** Exercise instructions **
Reproduce the first line and every line after it, exactly, through the one containing "(12,658) -- (838,658);". Leave out the rest.

— start —

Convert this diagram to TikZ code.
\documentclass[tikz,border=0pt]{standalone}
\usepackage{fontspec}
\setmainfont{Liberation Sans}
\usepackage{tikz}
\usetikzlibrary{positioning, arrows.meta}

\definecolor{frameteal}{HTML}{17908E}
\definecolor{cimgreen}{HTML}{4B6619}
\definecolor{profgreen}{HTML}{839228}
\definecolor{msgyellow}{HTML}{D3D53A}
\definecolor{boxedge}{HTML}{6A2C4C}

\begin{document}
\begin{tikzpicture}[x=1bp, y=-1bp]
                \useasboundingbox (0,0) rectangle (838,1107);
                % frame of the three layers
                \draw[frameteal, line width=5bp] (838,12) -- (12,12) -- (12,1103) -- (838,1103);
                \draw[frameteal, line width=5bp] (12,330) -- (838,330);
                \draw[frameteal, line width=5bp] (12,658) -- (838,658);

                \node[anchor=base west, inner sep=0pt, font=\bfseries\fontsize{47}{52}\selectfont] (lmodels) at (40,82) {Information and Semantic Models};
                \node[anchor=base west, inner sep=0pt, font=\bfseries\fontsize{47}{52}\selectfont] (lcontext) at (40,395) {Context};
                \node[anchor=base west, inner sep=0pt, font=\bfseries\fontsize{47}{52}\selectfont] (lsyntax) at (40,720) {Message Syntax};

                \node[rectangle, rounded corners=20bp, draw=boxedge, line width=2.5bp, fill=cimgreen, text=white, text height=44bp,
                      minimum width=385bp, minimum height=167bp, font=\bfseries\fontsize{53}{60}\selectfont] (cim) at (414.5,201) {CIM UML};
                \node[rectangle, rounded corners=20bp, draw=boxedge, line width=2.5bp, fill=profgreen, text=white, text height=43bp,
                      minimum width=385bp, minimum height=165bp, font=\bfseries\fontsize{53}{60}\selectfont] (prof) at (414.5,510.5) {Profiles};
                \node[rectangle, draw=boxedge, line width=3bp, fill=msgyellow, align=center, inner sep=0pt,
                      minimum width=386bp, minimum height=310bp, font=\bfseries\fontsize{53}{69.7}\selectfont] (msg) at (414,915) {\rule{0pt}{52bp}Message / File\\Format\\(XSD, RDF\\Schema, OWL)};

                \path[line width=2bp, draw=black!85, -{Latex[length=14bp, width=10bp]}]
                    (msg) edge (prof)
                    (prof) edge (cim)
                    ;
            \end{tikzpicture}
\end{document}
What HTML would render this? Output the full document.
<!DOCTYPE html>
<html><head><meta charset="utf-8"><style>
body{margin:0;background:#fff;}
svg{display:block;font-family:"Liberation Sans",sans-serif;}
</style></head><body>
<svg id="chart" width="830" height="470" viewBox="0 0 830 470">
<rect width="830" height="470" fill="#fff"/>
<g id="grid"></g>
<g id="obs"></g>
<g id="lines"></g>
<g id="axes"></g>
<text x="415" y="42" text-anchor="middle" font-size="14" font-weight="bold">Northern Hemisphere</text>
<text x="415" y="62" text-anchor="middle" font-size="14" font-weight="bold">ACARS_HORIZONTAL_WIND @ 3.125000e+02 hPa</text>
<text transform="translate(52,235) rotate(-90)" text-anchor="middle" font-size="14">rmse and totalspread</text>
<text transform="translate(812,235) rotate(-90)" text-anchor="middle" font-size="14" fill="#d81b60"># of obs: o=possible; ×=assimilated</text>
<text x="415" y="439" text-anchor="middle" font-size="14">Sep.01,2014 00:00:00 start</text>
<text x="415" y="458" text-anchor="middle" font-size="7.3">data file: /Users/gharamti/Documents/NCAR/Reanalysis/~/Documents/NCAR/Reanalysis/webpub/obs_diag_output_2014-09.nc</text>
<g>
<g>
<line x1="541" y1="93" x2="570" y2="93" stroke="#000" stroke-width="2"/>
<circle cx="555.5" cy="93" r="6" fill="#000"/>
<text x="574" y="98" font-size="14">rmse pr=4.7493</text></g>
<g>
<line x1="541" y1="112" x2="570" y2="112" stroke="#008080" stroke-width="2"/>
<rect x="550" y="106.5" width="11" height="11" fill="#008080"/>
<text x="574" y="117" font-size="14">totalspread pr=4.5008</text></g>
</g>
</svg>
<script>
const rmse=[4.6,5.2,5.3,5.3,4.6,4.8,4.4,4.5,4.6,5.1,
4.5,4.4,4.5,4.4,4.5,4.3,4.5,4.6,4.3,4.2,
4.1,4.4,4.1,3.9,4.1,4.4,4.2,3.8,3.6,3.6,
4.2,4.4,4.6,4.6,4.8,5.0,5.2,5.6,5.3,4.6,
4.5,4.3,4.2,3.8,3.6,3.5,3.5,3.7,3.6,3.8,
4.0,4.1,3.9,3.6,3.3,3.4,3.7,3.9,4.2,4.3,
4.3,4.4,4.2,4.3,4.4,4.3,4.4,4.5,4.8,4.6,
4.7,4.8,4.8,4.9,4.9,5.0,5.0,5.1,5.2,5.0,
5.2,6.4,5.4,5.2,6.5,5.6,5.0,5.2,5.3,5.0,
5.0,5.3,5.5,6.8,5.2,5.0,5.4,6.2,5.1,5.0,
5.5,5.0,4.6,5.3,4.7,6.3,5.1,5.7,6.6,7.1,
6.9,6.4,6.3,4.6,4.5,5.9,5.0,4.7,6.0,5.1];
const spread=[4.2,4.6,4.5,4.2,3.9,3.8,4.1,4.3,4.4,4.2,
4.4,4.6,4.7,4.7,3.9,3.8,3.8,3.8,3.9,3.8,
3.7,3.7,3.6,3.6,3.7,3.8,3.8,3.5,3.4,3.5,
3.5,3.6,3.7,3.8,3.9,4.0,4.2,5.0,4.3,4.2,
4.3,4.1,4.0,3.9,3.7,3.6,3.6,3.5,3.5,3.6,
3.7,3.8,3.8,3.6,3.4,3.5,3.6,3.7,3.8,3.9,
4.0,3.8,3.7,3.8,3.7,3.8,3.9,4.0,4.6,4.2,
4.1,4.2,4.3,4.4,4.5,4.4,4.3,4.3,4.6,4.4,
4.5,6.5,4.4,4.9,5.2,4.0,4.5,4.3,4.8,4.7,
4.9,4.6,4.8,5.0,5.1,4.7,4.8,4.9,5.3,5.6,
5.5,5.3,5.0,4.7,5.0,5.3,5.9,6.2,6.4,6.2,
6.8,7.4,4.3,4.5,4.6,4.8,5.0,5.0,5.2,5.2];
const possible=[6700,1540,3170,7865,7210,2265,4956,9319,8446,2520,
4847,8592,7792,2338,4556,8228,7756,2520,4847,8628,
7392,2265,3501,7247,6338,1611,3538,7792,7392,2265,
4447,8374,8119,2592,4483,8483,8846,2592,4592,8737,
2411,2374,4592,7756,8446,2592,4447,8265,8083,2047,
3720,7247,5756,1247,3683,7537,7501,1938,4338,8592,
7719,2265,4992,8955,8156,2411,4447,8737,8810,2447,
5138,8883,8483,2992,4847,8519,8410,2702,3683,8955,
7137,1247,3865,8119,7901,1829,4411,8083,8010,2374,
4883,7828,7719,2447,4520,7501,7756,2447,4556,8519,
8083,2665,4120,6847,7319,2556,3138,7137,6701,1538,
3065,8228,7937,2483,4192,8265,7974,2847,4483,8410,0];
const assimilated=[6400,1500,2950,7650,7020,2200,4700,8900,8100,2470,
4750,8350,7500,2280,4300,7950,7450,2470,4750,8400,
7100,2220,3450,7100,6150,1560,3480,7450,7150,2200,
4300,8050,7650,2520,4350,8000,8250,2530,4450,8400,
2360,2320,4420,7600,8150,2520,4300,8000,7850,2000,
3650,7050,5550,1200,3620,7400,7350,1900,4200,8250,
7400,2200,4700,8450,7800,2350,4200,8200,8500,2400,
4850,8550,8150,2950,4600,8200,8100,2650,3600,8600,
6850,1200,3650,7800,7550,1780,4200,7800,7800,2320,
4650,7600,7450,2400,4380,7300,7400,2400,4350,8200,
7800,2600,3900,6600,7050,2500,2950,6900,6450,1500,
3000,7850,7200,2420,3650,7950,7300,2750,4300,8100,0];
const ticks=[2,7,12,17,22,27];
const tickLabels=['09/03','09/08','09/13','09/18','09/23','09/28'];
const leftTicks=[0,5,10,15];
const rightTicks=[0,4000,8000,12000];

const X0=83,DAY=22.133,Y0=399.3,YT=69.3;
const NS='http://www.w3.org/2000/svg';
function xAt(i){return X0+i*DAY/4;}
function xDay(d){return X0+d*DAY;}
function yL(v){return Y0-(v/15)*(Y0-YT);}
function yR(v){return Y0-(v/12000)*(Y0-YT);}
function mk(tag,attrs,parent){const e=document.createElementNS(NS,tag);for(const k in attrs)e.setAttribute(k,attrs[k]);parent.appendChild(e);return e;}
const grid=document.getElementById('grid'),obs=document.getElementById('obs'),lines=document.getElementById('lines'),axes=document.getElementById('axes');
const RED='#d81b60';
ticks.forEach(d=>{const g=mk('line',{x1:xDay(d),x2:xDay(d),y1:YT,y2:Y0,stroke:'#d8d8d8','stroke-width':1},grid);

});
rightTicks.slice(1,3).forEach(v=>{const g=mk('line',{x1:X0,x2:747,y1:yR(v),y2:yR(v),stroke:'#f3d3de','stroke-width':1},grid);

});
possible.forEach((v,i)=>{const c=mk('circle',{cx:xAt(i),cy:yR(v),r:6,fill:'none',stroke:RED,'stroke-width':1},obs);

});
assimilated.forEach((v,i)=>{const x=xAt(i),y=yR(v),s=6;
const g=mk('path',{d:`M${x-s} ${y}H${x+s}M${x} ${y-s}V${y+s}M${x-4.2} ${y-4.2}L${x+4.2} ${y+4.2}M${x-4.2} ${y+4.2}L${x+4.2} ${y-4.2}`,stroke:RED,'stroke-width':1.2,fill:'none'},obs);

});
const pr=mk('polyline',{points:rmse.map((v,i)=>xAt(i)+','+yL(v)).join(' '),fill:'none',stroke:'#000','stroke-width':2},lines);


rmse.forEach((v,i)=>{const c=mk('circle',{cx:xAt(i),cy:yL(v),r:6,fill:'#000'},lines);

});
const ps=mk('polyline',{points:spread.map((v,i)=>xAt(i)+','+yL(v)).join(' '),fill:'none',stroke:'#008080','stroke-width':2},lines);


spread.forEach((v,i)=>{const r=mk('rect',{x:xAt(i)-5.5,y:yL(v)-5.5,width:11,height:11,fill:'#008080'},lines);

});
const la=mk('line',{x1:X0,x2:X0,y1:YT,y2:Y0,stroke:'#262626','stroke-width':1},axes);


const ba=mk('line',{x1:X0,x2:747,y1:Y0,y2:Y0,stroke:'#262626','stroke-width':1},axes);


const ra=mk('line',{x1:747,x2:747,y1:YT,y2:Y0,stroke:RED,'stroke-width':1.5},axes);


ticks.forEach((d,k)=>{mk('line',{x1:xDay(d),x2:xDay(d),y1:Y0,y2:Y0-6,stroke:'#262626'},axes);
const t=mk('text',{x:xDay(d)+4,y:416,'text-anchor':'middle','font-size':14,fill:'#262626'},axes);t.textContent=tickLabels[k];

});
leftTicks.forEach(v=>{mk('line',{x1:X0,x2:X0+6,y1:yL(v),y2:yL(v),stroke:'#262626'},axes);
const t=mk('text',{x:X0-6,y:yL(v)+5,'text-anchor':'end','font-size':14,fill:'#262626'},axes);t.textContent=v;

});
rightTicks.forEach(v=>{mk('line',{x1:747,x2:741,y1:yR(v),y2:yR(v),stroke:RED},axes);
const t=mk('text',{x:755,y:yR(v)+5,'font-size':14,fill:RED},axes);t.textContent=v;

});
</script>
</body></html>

— end —

** Exercise output **
Convert this diagram to TikZ code.
\documentclass[tikz,border=0pt]{standalone}
\usepackage{fontspec}
\setmainfont{Liberation Sans}
\usepackage{tikz}
\usetikzlibrary{positioning, arrows.meta}

\definecolor{frameteal}{HTML}{17908E}
\definecolor{cimgreen}{HTML}{4B6619}
\definecolor{profgreen}{HTML}{839228}
\definecolor{msgyellow}{HTML}{D3D53A}
\definecolor{boxedge}{HTML}{6A2C4C}

\begin{document}
\begin{tikzpicture}[x=1bp, y=-1bp]
                \useasboundingbox (0,0) rectangle (838,1107);
                % frame of the three layers
                \draw[frameteal, line width=5bp] (838,12) -- (12,12) -- (12,1103) -- (838,1103);
                \draw[frameteal, line width=5bp] (12,330) -- (838,330);
                \draw[frameteal, line width=5bp] (12,658) -- (838,658);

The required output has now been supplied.